Yes. Here’s a simple breakdown:
- kifi – fish (masculine singular noun)
- wanda – who/that/which (relative pronoun, masc. singular, agrees with kifi)
- uwa – mother (feminine noun)
- ta – she (3rd person feminine singular subject pronoun, perfective)
- dafa – cooked
- yana – he/it is (3rd person masc. singular in progressive/imperfective: ya
- -na)
- daɗi – pleasantness, tastiness, delight
- sosai – very, very much, really
So structurally:
- kifi – subject, head noun
- wanda uwa ta dafa – relative clause describing kifi
- yana daɗi sosai – main predicate (is very tasty)
In many colloquial contexts, you will hear da used to introduce relative clauses:
- Kifi da uwa ta dafa yana daɗi sosai.
This can be understood and is used in speech.
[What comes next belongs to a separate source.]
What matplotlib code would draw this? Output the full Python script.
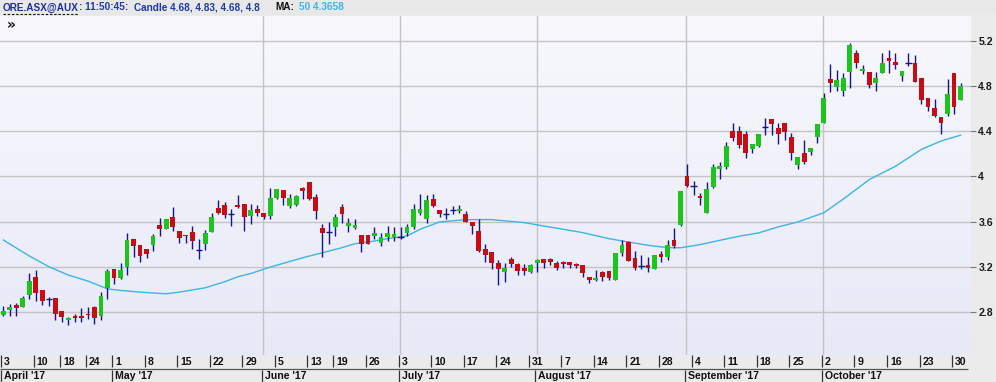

However:
- wanda / wadda / wadanda are the specific relative pronouns that agree in gender/number.
- da is more general: it can mean and, with, that and can also introduce relative-like clauses, but it’s less specific and can be more colloquial or dialect-dependent.
For clear, textbook-standard Hausa, especially when learning:
- Prefer wanda with a masculine singular noun like kifi:
- Kifi wanda uwa ta dafa yana daɗi sosai.
Later, when you’re comfortable, you can notice and start using the da pattern as you hear it in real speech.
You can make “the” and “my mother” clearer in Hausa:
Mark definiteness on “fish”:
- kifi → kifin = the fish
Add my to “mother”:
- uwa = mother
- uwata = my mother
A natural sentence:
- Kifin da uwata ta dafa yana daɗi sosai.
- The fish that my mother cooked is very tasty.
You could also say:
Kifin da uwata ta dafa ya yi daɗi sosai.
- Literally: The fish that my mother cooked did deliciousness very much
- Meaning: The fish my mother cooked tasted very good (on that occasion).
- yana daɗi sosai → more like a general/state (“is tasty”).
- ya yi daɗi sosai → more like a completed event (“turned out / tasted very good”).